The Journey to Distributed Systems: Part 2— CAP theorem
Do you know Eric Brewer? If not anything, he is known for the Brewer’s theorem, also called the CAP theorem. He is an expert in distributed systems. If you want to know more about him, check Wikipedia. Ok, enough already.
CAP is a summary of Consistency, Availability and Partition Tolerance. They essentially describe 3 attributes of a distributed system. What the CAP theorem is implying is that in the presence of a network partition, for example, one has to choose between consistency and availability. You just can’t have it all!
Are you confused? Many are after just reading the summary above. Let’s try with a simple example to illustrate what it all means. Imagine a bank with 2 ATM machines and one user account. We would like the user to access his bank account, perform withdrawals and deposits on both ATMs. A simple approach is to have the user perform the tasks on one ATM. In turn, that ATM machine updates the other one. This is consistency as the account balances would be the same across both ATM machines. Also, the machines are available, since they are working correctly and the customer can use any of them anytime. But what happens if we have a network partition (connection is messed up) between the 2 ATMs? Oh-oh, is our money safe?. According to the CAP theorem, in such a scenario, you either choose between having the customer perform some transactions on one ATM and the updating of the other ATM is done when its available or you don’t perform anything at all until the network partition problem is resolved.

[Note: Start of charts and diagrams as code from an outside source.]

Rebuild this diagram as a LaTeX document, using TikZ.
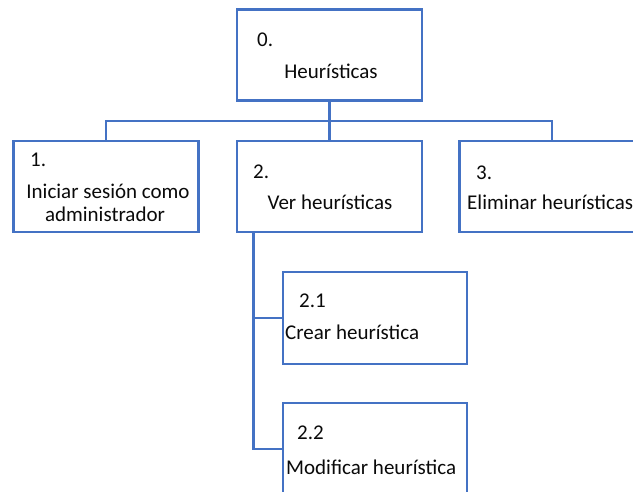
\documentclass[tikz,border=0pt]{standalone}
\usepackage{fontspec}
\setmainfont{Carlito}
\definecolor{boxblue}{RGB}{68,114,196}
\definecolor{txt}{RGB}{10,10,10}
\begin{document}
\begin{tikzpicture}[x=1pt,y=-1pt,
  box/.style={draw=boxblue,line width=2.6pt,fill=white,rectangle,inner sep=0pt,minimum width=185pt,minimum height=91pt},
  conn/.style={draw=boxblue,line width=2.6pt},
  lbl/.style={inner sep=0pt,text=txt,font=\fontsize{21}{25}\selectfont},
  lw/.style={lbl,anchor=base west},
  lc/.style={lbl,anchor=base}]
\useasboundingbox (0,0) rectangle (633,492);
% boxes
\node[box] (b0) at (329.5,55) {};
\node[box] (b1) at (106,186.5) {};
\node[box] (b2) at (329.5,186.5) {};
\node[box] (b3) at (552,186.5) {};
\node[box,minimum width=184pt,minimum height=92pt] (b21) at (375,318) {};
\node[box,minimum width=184pt,minimum height=92pt] (b22) at (375,449) {};
% connectors
\coordinate (bus) at (0,121);
\draw[conn] (b0.south) -- (b2.north);
\draw[conn] (b1.north) -- (b1.north |- bus) -- (b3.north |- bus) -- (b3.north);
\coordinate (trunk) at ([xshift=18pt]b2.south west);
\draw[conn] (trunk) |- (b21.west);
\draw[conn] (trunk) |- (b22.west);
% texts
\node[lw] (t0n) at (257,46.5) {0.};
\node[lc] (t0) at (331,79) {Heurísticas};
\node[lw] (t1n) at (30,166.5) {1.};
\node[lc] (t1a) at (108,199) {Iniciar sesión como};
\node[lc] (t1b) at (105,222) {administrador};
\node[lw] (t2n) at (253,178.5) {2.};
\node[lc] (t2) at (330,210) {Ver heurísticas};
\node[lw] (t3n) at (476,179.5) {3.};
\node[lw] (t3) at (467,210) {Eliminar heurísticas};
\node[lw] (t21n) at (299,307.5) {2.1};
\node[lw] (t21) at (285,340) {Crear heurística};
\node[lw] (t22n) at (297,439.5) {2.2};
\node[lw] (t22) at (286,474) {Modificar heurística};
\end{tikzpicture}
\end{document}
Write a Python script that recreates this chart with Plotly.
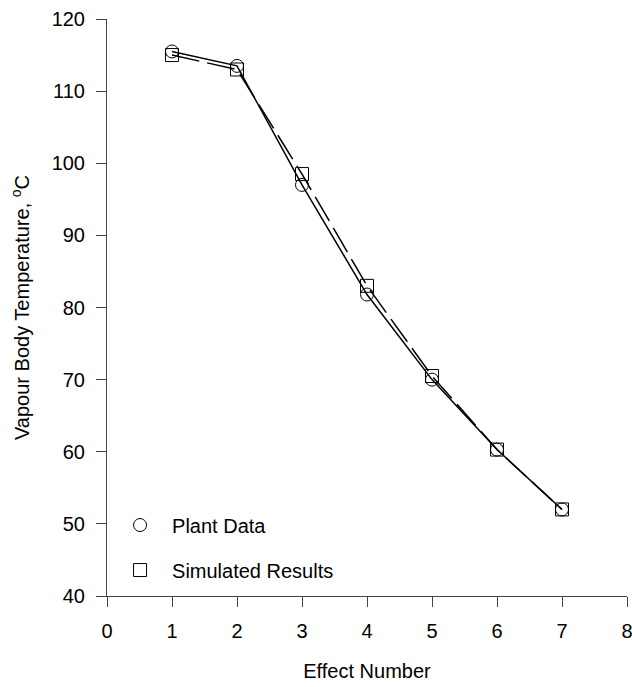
import plotly.graph_objects as go

effects = [1, 2, 3, 4, 5, 6, 7]
plant_data = [115.5, 113.5, 97.0, 81.8, 70.0, 60.3, 52.0]
simulated = [115.0, 113.0, 98.5, 83.0, 70.5, 60.3, 52.0]

x_ticks = [0, 1, 2, 3, 4, 5, 6, 7, 8]
y_ticks = [40, 50, 60, 70, 80, 90, 100, 110, 120]

FONT = "Arial, Liberation Sans, sans-serif"

fig = go.Figure()
fig.add_trace(go.Scatter(x=effects, y=plant_data, mode="lines",
                         line=dict(color="black", width=1.5), showlegend=False))
fig.add_trace(go.Scatter(x=effects, y=simulated, mode="lines",
                         line=dict(color="black", width=1.5, dash="28px,8px"), showlegend=False))
fig.add_trace(go.Scatter(x=effects, y=plant_data, mode="markers", name="Plant Data",
                         marker=dict(symbol="circle-open", size=13, color="black", line=dict(width=1)),
                         legend="legend"))
fig.add_trace(go.Scatter(x=effects, y=simulated, mode="markers", name="Simulated Results",
                         marker=dict(symbol="square-open", size=13, color="black", line=dict(width=1)),
                         legend="legend2"))

axis_common = dict(showline=True, linecolor="#444", linewidth=1, ticks="outside",
                   ticklen=10, tickcolor="#444", showgrid=False, zeroline=False,
                   ticklabelstandoff=7, ticklabeloverflow="allow", automargin=False,
                   tickfont=dict(family=FONT, size=20, color="black"))

fig.update_layout(
    width=632, height=687,
    margin=dict(l=107, r=5, t=19, b=91),
    plot_bgcolor="white", paper_bgcolor="white",
    xaxis=dict(range=[0, 8], tickvals=x_ticks,
               title=dict(text="Effect Number", font=dict(family=FONT, size=20, color="black"), standoff=22),
               **axis_common),
    yaxis=dict(range=[40, 120], tickvals=y_ticks,
               title=dict(text="Vapour Body Temperature, <sup>o</sup>C", font=dict(family=FONT, size=20, color="black"), standoff=16),
               **axis_common),
    legend=dict(x=0.002, y=0.123, xanchor="left", yanchor="middle", bgcolor="rgba(0,0,0,0)",
                font=dict(family=FONT, size=20, color="black"), itemwidth=54),
    legend2=dict(x=0.002, y=0.045, xanchor="left", yanchor="middle", bgcolor="rgba(0,0,0,0)",
                 font=dict(family=FONT, size=20, color="black"), itemwidth=54),
)

fig.write_html("out.html")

The reality of network systems is harsh — we can’t trust computers or network connections. Often times, we take these for granted. These are called the fallacies of distributed computing. In distributed systems, network failures or partitions have to be tolerated. Hence, in the presence of a network partitioning, the only choice left is between consistency and availability. But in the absence of network failure or partition, both availability and consistency can be satisfied.

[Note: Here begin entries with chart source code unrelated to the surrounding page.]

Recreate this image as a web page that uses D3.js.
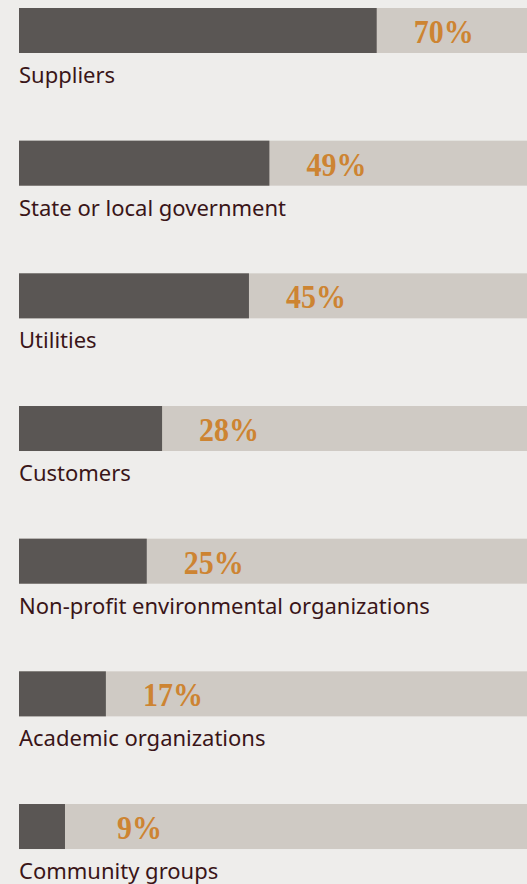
<!DOCTYPE html>
<html>
<head>
<meta charset="utf-8">
<style>
  body { margin: 0; background: #eeedeb; overflow: hidden; }
  .cat { font-family: 'Noto Sans', sans-serif; font-size: 22px; fill: #3a1518; }
  .val { font-family: 'Liberation Serif', serif; font-weight: bold; font-size: 30px; fill: #cd8432; }
</style>
</head>
<body>
<svg width="527" height="884"></svg>
<script src="https://cdn.jsdelivr.net/npm/d3@7"></script>
<script>
let categories = ["Suppliers", "State or local government", "Utilities", "Customers",
  "Non-profit environmental organizations", "Academic organizations", "Community groups"];
let values = [70, 49, 45, 28, 25, 17, 9];

let width = 527, height = 884;
let svg = d3.select("svg");

let x = d3.scaleLinear().domain([0, 100]).range([19, 530]);
let y = d3.scaleBand().domain(categories).range([8, 8 + 7 * 132.67]).paddingInner(0);
let barH = 45;

let data = categories.map((c, i) => ({ cat: c, val: values[i] }));

let g = svg.selectAll("g.row")
  .data(data)
  .enter()
  .append("g")
  .attr("class", "row")
  .attr("transform", d => "translate(0," + y(d.cat) + ")");

// grey track
g.append("rect")
  .attr("x", x(0))
  .attr("y", 0)
  .attr("width", x(100) - x(0))
  .attr("height", barH)
  .attr("fill", "#cfcac4");

// value bar
g.append("rect")
  .attr("x", x(0))
  .attr("y", 0)
  .attr("width", d => x(d.val) - x(0))
  .attr("height", barH)
  .attr("fill", "#5a5654");

// percent label, right edge sits a fixed distance past the bar end
g.append("text")
  .attr("class", "val")
  .attr("transform", d => "translate(" + (x(d.val) + 97) + ",35) scale(1,1.15)")
  .attr("text-anchor", "end")
  .text(d => d.val + "%");

g.append("text")
  .attr("class", "cat")
  .attr("x", 19)
  .attr("y", 75)
  .text(d => d.cat);
</script>
</body>
</html>
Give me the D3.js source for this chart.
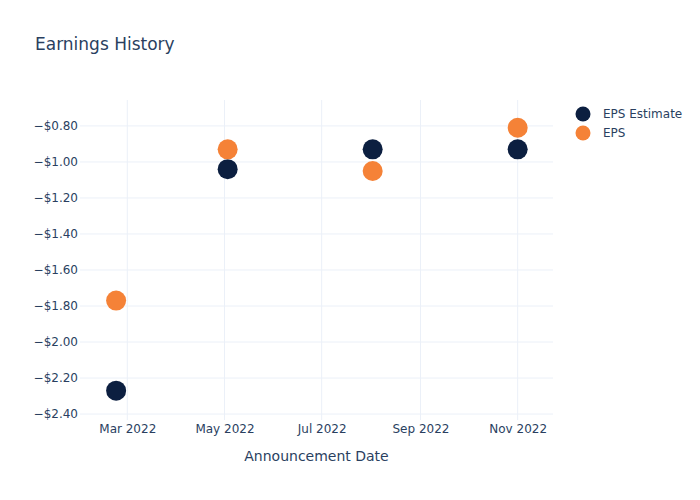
<!DOCTYPE html>
<html>
<head>
<meta charset="utf-8">
<script src="https://cdn.jsdelivr.net/npm/d3@7"></script>
<style>
  body { margin: 0; background: #fff; }
  svg text { font-family: "DejaVu Sans", sans-serif; fill: #2a3f5f; }
</style>
</head>
<body>
<div id="chart"></div>
<script>
const dates = ["2022-02-22", "2022-05-03", "2022-08-02", "2022-11-01"];
const epsEstimate = [-2.27, -1.04, -0.93, -0.93];
const eps = [-1.77, -0.93, -1.05, -0.81];
const seriesNames = ["EPS Estimate", "EPS"];
const seriesColors = ["#0c1f40", "#f58237"];
const yTicks = [-0.8, -1.0, -1.2, -1.4, -1.6, -1.8, -2.0, -2.2, -2.4];
const xTicks = ["2022-03-01", "2022-05-01", "2022-07-01", "2022-09-01", "2022-11-01"];

const W = 700, H = 500;
const margin = {l: 80, r: 147, t: 100, b: 80};
const parse = d3.utcParse("%Y-%m-%d");

const svg = d3.select("#chart").append("svg").attr("width", W).attr("height", H);

const x = d3.scaleUtc()
  .domain([Date.UTC(2022, 0, 30, 8), Date.UTC(2022, 10, 23, 4)])
  .range([margin.l, W - margin.r]);
const y = d3.scaleLinear()
  .domain([-2.433, -0.656])
  .range([H - margin.b, margin.t]);

const grid = svg.append("g");
grid.selectAll("line.h").data(yTicks).enter().append("line")
  .attr("x1", margin.l).attr("x2", W - margin.r)
  .attr("y1", d => y(d)).attr("y2", d => y(d))
  .attr("stroke", "#ebf0f8").attr("stroke-width", 1);
grid.selectAll("line.v").data(xTicks).enter().append("line")
  .attr("x1", d => x(parse(d))).attr("x2", d => x(parse(d)))
  .attr("y1", margin.t).attr("y2", H - margin.b)
  .attr("stroke", "#ebf0f8").attr("stroke-width", 1);

const fmtY = d => "\u2212$" + Math.abs(d).toFixed(2);
const yAxis = d3.axisLeft(y).tickValues(yTicks).tickFormat(fmtY).tickSize(0).tickPadding(2);
const gy = svg.append("g").attr("transform", `translate(${margin.l},0)`).call(yAxis);
gy.select(".domain").remove();
gy.selectAll("text").style("font-size", "12px").attr("fill", "#2a3f5f");

const xAxis = d3.axisBottom(x).tickValues(xTicks.map(parse)).tickFormat(d3.utcFormat("%b %Y")).tickSize(0);
const gx = svg.append("g").attr("transform", `translate(0,${H - margin.b})`).call(xAxis);
gx.select(".domain").remove();
gx.selectAll("text").style("font-size", "12px").attr("fill", "#2a3f5f")
  .attr("y", 13).attr("dy", 0);

svg.append("text").attr("x", (margin.l + W - margin.r) / 2).attr("y", 461)
  .attr("text-anchor", "middle").style("font-size", "14px").text("Announcement Date");

svg.append("text").attr("x", 35).attr("y", 50)
  .style("font-size", "17px").text("Earnings History");

const seriesData = [epsEstimate, eps];
seriesData.forEach((vals, i) => {
  svg.append("g").selectAll("circle").data(vals).enter().append("circle")
    .attr("cx", (d, j) => x(parse(dates[j])))
    .attr("cy", d => y(d))
    .attr("r", 10)
    .attr("fill", seriesColors[i]);
});

const legend = svg.append("g");
seriesNames.forEach((name, i) => {
  const ly = 114 + i * 19;
  legend.append("circle").attr("cx", 583).attr("cy", ly).attr("r", 7.5).attr("fill", seriesColors[i]);
  legend.append("text").attr("x", 603).attr("y", ly + 4).style("font-size", "12px").text(name);
});
</script>
</body>
</html>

Looks like the model is clear enough. Any examples? Consider the use case of databases as a distributed system. When more than one computer (or system) is used to perform database operations and transactions, the CAP theorem cannot be escaped. The RDBMS types prefer consistency over availability whereas the NoSQL (non-relational) families generally prefer the opposite approach i.e. availability over consistency. I hope at this point the concept of ACID and BASE makes sense. The C in ACID is consistency and the A in BASE implies availability. This explains the tradeoffs when running databases as a distributed system.

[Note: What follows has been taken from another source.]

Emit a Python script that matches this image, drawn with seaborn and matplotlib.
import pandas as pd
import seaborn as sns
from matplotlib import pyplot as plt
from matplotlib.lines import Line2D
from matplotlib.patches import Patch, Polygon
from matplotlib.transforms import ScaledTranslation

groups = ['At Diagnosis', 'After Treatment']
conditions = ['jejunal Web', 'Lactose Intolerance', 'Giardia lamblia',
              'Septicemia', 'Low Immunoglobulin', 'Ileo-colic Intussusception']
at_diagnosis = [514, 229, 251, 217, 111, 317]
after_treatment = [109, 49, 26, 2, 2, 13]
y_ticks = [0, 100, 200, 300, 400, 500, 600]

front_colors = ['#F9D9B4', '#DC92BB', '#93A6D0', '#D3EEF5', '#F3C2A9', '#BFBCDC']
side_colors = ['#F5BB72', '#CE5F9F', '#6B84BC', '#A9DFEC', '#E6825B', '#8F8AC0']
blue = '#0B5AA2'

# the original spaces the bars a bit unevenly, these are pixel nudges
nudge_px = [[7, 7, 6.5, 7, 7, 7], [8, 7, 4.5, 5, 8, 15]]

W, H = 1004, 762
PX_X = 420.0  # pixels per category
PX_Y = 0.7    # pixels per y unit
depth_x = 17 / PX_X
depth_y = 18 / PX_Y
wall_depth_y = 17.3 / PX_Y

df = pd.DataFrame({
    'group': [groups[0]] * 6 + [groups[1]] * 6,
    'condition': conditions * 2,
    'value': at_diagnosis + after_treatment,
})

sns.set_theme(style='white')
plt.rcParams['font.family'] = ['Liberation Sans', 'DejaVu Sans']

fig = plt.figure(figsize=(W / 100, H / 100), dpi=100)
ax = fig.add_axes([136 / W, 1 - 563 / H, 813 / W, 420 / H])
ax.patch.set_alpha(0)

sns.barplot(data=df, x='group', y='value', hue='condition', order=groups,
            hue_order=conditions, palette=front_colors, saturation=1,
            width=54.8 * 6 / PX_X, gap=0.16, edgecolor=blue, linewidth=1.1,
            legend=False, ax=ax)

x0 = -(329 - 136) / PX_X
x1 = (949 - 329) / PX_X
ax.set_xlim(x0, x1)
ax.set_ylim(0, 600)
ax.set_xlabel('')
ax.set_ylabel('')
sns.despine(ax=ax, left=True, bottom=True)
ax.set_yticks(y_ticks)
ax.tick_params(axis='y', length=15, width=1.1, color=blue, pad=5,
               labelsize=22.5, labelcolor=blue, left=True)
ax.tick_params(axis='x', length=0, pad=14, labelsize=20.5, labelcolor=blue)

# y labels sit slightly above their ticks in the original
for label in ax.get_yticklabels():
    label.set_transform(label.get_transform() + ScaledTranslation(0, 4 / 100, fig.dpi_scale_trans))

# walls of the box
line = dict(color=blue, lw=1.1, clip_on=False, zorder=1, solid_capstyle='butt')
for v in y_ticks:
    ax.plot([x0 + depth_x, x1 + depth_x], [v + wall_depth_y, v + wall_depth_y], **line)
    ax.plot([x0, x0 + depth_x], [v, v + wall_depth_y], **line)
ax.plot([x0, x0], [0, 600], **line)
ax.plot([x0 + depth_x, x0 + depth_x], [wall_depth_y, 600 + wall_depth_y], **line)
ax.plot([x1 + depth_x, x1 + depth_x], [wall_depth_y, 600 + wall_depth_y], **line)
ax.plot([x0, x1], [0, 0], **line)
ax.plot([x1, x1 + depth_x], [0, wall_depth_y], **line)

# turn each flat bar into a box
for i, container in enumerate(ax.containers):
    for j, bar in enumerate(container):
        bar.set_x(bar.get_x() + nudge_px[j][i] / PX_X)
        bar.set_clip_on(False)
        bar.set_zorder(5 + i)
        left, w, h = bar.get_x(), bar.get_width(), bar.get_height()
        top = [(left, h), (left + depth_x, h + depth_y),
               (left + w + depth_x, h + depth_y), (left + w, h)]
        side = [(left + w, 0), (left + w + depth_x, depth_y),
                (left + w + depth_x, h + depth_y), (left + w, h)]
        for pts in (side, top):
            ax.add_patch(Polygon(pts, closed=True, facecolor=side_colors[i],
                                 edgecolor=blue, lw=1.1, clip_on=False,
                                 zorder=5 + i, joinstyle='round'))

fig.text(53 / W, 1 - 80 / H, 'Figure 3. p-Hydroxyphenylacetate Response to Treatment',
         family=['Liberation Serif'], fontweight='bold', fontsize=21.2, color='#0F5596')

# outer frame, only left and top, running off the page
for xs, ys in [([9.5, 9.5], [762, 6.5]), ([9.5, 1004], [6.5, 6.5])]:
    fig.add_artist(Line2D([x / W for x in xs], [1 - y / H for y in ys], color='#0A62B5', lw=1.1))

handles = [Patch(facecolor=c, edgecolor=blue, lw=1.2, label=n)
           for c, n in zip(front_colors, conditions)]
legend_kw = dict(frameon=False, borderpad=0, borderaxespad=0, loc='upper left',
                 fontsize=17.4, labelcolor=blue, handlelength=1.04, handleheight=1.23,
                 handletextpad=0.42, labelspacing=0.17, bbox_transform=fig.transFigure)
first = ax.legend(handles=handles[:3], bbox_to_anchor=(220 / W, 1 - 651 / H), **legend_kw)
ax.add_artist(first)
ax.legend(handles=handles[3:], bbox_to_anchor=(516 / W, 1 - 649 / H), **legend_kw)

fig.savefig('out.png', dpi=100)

CAP theorem is simple right? Well, not really. We can talk of degrees of availability and consistency. In that sense, we could have a partial implementation of availability and consistency in a distributed system architecture. Consider the earlier ATM example. In the presence of a network partition, if we were to introduce an invariant constraint like no balance should be lower than zero, we could allow only deposits and no withdrawals in the working ATM. Or we could even go with the approach of rate-limiting so that customers do not get a too negative balance.
Summary
Whew! I hope this is enough information for you to understand the CAP theorem. Don’t forget that the CAP theorem formalizes the trade-off between consistency and availability in the presence of network partitions.